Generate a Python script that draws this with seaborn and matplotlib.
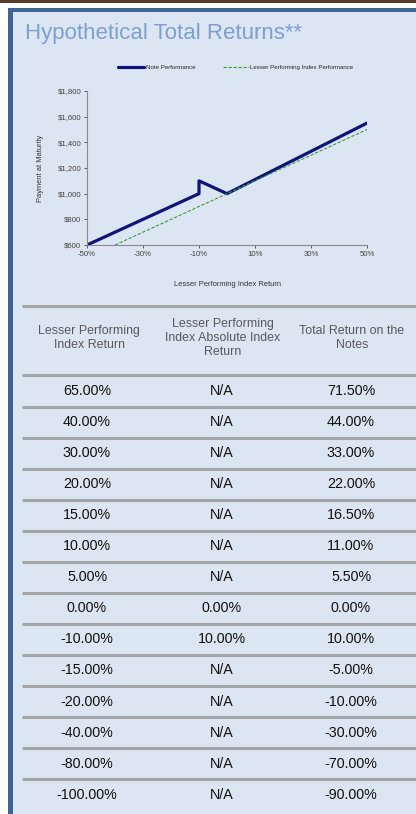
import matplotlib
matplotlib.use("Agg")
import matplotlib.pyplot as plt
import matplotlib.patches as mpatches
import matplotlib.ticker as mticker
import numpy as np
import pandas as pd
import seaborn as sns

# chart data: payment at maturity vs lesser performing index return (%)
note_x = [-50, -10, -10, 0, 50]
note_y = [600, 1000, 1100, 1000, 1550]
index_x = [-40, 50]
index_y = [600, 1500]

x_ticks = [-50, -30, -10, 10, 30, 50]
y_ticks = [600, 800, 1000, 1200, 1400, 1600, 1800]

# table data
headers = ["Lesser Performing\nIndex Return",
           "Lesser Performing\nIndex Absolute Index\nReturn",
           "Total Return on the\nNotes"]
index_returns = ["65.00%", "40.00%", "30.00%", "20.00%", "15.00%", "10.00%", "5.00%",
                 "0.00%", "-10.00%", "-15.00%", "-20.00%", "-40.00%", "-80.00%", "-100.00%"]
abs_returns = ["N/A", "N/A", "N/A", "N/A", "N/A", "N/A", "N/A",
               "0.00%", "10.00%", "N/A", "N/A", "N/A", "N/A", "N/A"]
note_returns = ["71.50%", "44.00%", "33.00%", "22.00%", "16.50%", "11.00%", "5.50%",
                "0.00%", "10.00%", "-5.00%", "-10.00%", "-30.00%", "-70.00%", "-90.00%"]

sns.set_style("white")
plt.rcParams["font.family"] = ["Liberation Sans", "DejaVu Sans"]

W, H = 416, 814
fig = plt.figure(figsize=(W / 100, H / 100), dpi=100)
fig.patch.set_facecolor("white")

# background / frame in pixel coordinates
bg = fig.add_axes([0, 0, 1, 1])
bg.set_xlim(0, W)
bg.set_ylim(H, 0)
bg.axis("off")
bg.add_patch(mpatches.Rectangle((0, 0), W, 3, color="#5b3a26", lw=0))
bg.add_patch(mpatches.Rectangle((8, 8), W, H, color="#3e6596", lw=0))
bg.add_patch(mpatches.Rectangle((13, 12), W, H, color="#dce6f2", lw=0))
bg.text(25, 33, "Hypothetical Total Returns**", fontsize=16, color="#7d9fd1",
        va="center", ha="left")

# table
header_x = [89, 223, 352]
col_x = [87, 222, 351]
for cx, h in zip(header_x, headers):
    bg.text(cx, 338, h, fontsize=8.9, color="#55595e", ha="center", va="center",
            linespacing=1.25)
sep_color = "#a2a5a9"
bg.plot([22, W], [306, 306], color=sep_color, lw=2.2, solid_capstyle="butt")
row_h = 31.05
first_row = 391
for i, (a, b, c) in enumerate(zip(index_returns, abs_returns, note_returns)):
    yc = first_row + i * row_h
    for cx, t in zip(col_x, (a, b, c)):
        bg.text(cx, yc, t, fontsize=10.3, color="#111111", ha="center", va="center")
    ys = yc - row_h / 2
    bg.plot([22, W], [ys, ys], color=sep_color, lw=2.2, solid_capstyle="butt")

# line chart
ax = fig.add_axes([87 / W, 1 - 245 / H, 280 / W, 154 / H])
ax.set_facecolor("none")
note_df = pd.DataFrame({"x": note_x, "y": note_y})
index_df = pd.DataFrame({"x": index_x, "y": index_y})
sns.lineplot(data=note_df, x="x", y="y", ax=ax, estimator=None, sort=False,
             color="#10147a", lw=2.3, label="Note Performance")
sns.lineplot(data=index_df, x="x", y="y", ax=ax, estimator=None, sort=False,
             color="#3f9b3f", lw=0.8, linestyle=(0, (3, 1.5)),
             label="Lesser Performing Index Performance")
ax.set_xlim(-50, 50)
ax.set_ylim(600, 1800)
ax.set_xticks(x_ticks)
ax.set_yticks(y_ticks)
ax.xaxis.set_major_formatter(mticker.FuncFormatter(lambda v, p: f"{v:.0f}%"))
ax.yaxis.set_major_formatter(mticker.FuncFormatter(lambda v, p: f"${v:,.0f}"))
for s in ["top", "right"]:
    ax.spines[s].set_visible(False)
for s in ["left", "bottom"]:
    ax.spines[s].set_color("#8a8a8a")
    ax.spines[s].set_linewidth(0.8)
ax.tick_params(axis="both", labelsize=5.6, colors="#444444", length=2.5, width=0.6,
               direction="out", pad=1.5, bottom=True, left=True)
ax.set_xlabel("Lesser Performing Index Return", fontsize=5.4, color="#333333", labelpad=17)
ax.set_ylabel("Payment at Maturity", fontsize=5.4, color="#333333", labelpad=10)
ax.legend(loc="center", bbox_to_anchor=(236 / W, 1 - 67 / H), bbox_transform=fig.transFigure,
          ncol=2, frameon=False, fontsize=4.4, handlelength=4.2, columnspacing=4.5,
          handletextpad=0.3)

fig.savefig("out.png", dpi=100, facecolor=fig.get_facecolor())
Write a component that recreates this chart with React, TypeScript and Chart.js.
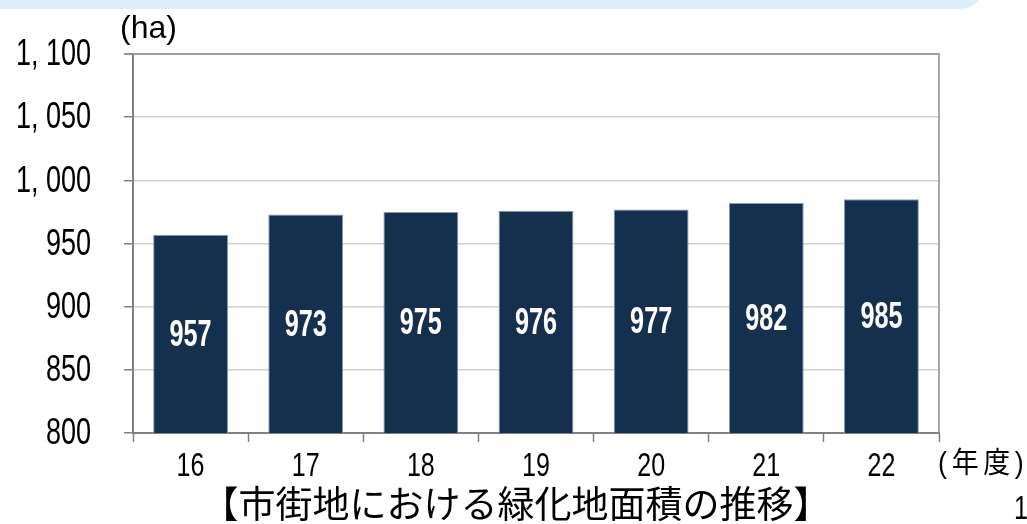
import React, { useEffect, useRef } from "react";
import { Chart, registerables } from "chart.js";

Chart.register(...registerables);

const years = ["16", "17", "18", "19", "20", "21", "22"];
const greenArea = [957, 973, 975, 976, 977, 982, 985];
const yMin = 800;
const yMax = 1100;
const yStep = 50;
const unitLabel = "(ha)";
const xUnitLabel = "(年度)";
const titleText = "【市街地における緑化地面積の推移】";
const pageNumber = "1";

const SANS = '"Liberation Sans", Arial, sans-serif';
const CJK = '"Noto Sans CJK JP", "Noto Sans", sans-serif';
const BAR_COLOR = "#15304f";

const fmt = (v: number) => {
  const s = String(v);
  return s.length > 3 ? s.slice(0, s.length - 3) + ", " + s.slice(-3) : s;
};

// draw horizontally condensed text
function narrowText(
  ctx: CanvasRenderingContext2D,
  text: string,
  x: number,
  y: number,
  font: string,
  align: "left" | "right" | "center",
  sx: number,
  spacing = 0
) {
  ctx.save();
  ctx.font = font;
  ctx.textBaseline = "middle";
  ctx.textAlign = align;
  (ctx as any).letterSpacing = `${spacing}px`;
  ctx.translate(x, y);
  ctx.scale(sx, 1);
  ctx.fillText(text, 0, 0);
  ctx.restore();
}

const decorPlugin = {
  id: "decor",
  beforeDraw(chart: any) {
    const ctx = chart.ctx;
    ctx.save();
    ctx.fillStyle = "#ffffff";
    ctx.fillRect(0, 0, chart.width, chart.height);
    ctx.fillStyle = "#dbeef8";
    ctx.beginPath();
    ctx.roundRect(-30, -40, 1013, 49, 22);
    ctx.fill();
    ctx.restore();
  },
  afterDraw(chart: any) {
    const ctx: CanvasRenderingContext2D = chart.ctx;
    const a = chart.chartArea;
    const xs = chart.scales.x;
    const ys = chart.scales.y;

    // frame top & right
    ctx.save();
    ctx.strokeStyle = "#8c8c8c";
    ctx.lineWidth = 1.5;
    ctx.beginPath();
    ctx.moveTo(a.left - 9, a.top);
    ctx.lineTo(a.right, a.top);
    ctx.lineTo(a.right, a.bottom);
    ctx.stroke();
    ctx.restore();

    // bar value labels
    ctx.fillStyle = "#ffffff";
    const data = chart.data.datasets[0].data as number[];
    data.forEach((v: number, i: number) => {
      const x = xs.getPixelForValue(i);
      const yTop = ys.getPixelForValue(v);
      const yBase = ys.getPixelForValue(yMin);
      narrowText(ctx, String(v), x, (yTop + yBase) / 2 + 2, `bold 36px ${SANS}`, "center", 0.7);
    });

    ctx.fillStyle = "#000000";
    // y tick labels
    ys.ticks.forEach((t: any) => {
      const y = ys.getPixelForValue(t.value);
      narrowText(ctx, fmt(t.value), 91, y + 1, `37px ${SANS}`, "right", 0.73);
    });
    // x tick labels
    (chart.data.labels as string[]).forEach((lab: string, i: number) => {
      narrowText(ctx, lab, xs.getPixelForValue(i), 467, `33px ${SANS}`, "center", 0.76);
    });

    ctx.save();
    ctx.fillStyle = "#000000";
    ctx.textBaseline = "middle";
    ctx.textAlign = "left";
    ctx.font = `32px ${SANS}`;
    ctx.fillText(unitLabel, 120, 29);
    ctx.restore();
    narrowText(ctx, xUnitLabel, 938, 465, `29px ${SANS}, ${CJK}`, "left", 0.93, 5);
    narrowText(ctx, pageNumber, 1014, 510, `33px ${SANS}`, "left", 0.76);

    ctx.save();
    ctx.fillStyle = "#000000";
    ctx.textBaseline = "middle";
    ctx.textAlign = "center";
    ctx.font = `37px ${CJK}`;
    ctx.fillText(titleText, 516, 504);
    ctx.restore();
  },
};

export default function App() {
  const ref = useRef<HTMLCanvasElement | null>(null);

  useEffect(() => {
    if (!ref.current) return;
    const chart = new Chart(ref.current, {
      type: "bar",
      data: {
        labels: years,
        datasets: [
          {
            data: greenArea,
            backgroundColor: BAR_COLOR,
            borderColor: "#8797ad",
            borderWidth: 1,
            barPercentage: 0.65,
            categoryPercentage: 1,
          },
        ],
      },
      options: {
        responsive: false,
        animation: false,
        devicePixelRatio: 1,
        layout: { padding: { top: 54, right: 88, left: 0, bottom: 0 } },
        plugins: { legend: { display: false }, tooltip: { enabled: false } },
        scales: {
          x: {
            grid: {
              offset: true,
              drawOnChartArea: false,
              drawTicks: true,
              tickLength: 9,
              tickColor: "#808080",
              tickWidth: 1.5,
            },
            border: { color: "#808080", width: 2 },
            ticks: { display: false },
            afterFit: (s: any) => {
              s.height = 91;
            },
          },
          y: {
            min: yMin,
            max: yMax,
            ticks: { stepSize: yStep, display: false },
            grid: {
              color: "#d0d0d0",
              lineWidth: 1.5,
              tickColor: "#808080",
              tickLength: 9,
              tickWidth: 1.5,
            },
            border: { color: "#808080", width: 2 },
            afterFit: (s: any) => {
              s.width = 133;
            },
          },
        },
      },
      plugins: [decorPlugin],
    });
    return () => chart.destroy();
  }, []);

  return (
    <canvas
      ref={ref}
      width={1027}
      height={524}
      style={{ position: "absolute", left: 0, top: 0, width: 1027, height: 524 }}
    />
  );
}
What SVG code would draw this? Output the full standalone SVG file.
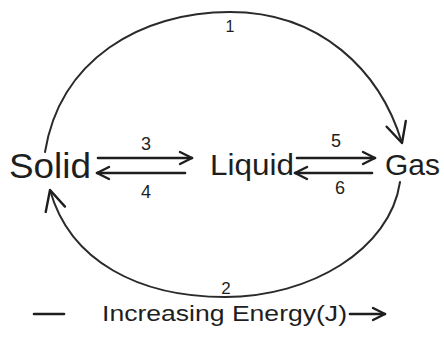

Stated problem:
All lines above with "that" in them should be returned.

Written solution:
Generate a Python script that draws this with seaborn and matplotlib.
Write a component that recreates this chart with React, TypeScript and Chart.js.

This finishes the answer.